====== Raw data ======
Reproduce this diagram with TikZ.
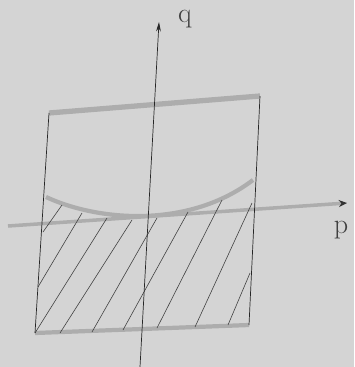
\documentclass[tikz,border=0pt]{standalone}
\usetikzlibrary{arrows.meta}
\definecolor{paper}{gray}{0.83}
\definecolor{pencil}{gray}{0.68}

\begin{document}
\begin{tikzpicture}[x=0.03cm, y=-0.03cm,
    side/.style={draw=black!85, line width=0.6pt},
    smudge/.style={draw=pencil, line width=3.6pt},
    hatch/.style={draw=black!75, line width=0.5pt},
    vaxis/.style={-{Stealth[length=8pt, width=4pt]}, draw=black!85, line width=0.6pt},
    haxis/.style={-{Stealth[length=7pt, width=6pt, color=black!80]}, draw=pencil, line width=3pt},
    lbl/.style={font=\fontsize{24}{26}\selectfont, text=black!75, inner sep=0pt}
  ]
  \fill[paper] (0,0) rectangle (354,367);
  \useasboundingbox (0,0) rectangle (354,367);

  % corners of the box
  \coordinate (tl) at (49,113);
  \coordinate (tr) at (260,96);
  \coordinate (bl) at (35,333);
  \coordinate (br) at (249,325);

  % axes end points
  \coordinate (qstart) at (140,367);
  \coordinate (qend) at (159,22);
  \coordinate (pstart) at (8,226);
  \coordinate (pend) at (347,203);

  % curve ends
  \coordinate (cl) at (46,197);
  \coordinate (cr) at (253,180);

  % pencil lines
  \draw[smudge, line width=4.5pt] (tl) -- (tr);
  \draw[smudge] (bl) -- (br);
  \draw[smudge] (cl) .. controls (100,222) and (190,228) .. (cr);
  \draw[haxis] (pstart) -- (pend);

  % hatching below the curve
  \foreach \xa/\ya/\xb/\yb in {43/232/62/205, 38/287/82/213, 35/333/107/218,
      60/333/132/220, 92/332/157/218, 123/330/188/212, 157/328/222/200,
      195/327/252/203, 228/325/250/273}
    \draw[hatch] (\xa,\ya) -- (\xb,\yb);

  % sides and the q axis
  \draw[side] (tl) -- (bl);
  \draw[side] (tr) -- (br);
  \draw[vaxis] (qstart) -- (qend);

  \node[lbl] (qlabel) at (185,19) {q};
  \node[lbl] (plabel) at (341,230) {p};
\end{tikzpicture}
\end{document}
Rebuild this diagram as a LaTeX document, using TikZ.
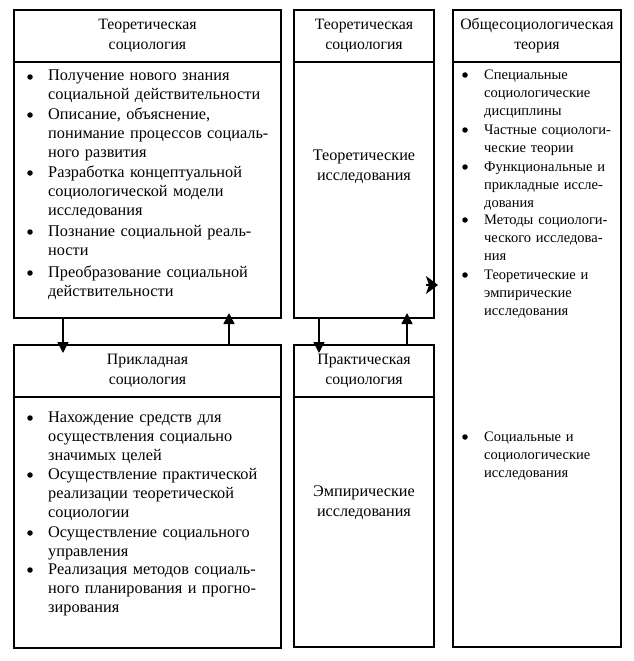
\documentclass[tikz,border=0pt]{standalone}
\usepackage{fontspec}
\setmainfont{Liberation Serif}
\usetikzlibrary{arrows.meta, positioning}

\begin{document}
\begin{tikzpicture}[x=1pt, y=-1pt,
  box/.style={draw, line width=1.5pt, inner sep=0pt, outer sep=0pt},
  head/.style={box, align=center, font=\fontsize{15.8}{20}\selectfont},
  midtext/.style={align=center, font=\fontsize{16.2}{20}\selectfont},
  item/.style={anchor=base west, inner sep=0pt, align=left, text width=300pt, font=\fontsize{16.3}{19}\selectfont},
  itemsm/.style={item, text width=200pt, font=\fontsize{14.5}{18}\selectfont},
  dot/.style={circle, fill, inner sep=0pt, minimum size=5.5pt},
  arr/.style={line width=1.5pt, -{Triangle[width=11pt,length=11pt]}},
  arrside/.style={line width=1.5pt, -{Stealth[width=18pt,length=12pt,inset=3pt]}}
]
\useasboundingbox (0,0) rectangle (634,661);

% Теоретическая социология (слева)
\node[head, minimum width=267pt, minimum height=52pt] (tsHead) at (147.5,36) {Теоретическая\\социология};
\node[box, minimum width=267pt, minimum height=256pt, below=0pt of tsHead] (tsBody) {};

\node[item] (ts1) at (48,81) {Получение нового знания\\социальной действительности};
\node[item] (ts2) at (48,119) {Описание, объяснение,\\понимание процессов социаль-\\ного развития};
\node[item] (ts3) at (48,177) {Разработка концептуальной\\социологической модели\\исследования};
\node[item] (ts4) at (48,236) {Познание социальной реаль-\\ности};
\node[item] (ts5) at (48,277) {Преобразование социальной\\действительности};
\foreach \i in {1,...,5}
  \node[dot] (ts\i dot) at ([xshift=-18pt, yshift=4pt]ts\i.base west) {};

% Прикладная социология (слева внизу)
\node[head, minimum width=267pt, minimum height=52pt] (psHead) at (147.5,371) {Прикладная\\социология};
\node[box, minimum width=267pt, minimum height=251pt, below=0pt of psHead] (psBody) {};

\node[item] (ps1) at (48,422) {Нахождение средств для\\осуществления социально\\значимых целей};
\node[item] (ps2) at (48,479) {Осуществление практической\\реализации теоретической\\социологии};
\node[item] (ps3) at (48,537) {Осуществление социального\\управления};
\node[item] (ps4) at (48,574) {Реализация методов социаль-\\ного планирования и прогно-\\зирования};
\foreach \i in {1,...,4}
  \node[dot] (ps\i dot) at ([xshift=-18pt, yshift=4pt]ps\i.base west) {};

% средний столбец
\node[head, minimum width=140pt, minimum height=52pt] (tiHead) at (364,36) {Теоретическая\\социология};
\node[box, minimum width=140pt, minimum height=256pt, below=0pt of tiHead] (tiBody) {};
\node[midtext] (tiText) at (364,167) {Теоретические\\исследования};

\node[head, minimum width=140pt, minimum height=52pt] (piHead) at (364,371) {Практическая\\социология};
\node[box, minimum width=140pt, minimum height=250pt, below=0pt of piHead] (piBody) {};
\node[midtext] (piText) at (364,503) {Эмпирические\\исследования};

% Общесоциологическая теория (справа)
\node[head, minimum width=168pt, minimum height=52pt] (osHead) at (537,36) {Общесоциологическая\\теория};
\node[box, minimum width=168pt, minimum height=585pt, below=0pt of osHead] (osBody) {};

\node[itemsm] (os1) at (484,79) {Специальные\\социологические\\дисциплины};
\node[itemsm] (os2) at (484,134) {Частные социологи-\\ческие теории};
\node[itemsm] (os3) at (484,171) {Функциональные и\\прикладные иссле-\\дования};
\node[itemsm] (os4) at (484,224) {Методы социологи-\\ческого исследова-\\ния};
\node[itemsm] (os5) at (484,279) {Теоретические и\\эмпирические\\исследования};
\node[itemsm] (os6) at (484,441) {Социальные и\\социологические\\исследования};
\foreach \i in {1,...,6}
  \node[dot] (os\i dot) at ([xshift=-19pt, yshift=4pt]os\i.base west) {};

% стрелки
\draw[arr, shorten >=-8pt] ([xshift=-84.5pt]tsBody.south) -- ([xshift=-84.5pt]psHead.north);
\draw[arr, shorten >=-5pt] ([xshift=81.5pt]psHead.north) -- ([xshift=81.5pt]tsBody.south);
\draw[arr, shorten >=-8pt] ([xshift=-45pt]tiBody.south) -- ([xshift=-45pt]piHead.north);
\draw[arr, shorten >=-5pt] ([xshift=43pt]piHead.north) -- ([xshift=43pt]tiBody.south);
\draw[arrside, shorten >=15pt] ([yshift=-95pt, xshift=-8pt]tiBody.east) -- ([yshift=69.5pt]osBody.west);
\end{tikzpicture}
\end{document}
======
> **The exercise**
Reproduce exactly the run of lines that opens the listing and closes with the line holding "(pend) at (347,203);". Pictures are excluded.

> **Exercise solution**
Reproduce this diagram with TikZ.
\documentclass[tikz,border=0pt]{standalone}
\usetikzlibrary{arrows.meta}
\definecolor{paper}{gray}{0.83}
\definecolor{pencil}{gray}{0.68}

\begin{document}
\begin{tikzpicture}[x=0.03cm, y=-0.03cm,
    side/.style={draw=black!85, line width=0.6pt},
    smudge/.style={draw=pencil, line width=3.6pt},
    hatch/.style={draw=black!75, line width=0.5pt},
    vaxis/.style={-{Stealth[length=8pt, width=4pt]}, draw=black!85, line width=0.6pt},
    haxis/.style={-{Stealth[length=7pt, width=6pt, color=black!80]}, draw=pencil, line width=3pt},
    lbl/.style={font=\fontsize{24}{26}\selectfont, text=black!75, inner sep=0pt}
  ]
  \fill[paper] (0,0) rectangle (354,367);
  \useasboundingbox (0,0) rectangle (354,367);

  % corners of the box
  \coordinate (tl) at (49,113);
  \coordinate (tr) at (260,96);
  \coordinate (bl) at (35,333);
  \coordinate (br) at (249,325);

  % axes end points
  \coordinate (qstart) at (140,367);
  \coordinate (qend) at (159,22);
  \coordinate (pstart) at (8,226);
  \coordinate (pend) at (347,203);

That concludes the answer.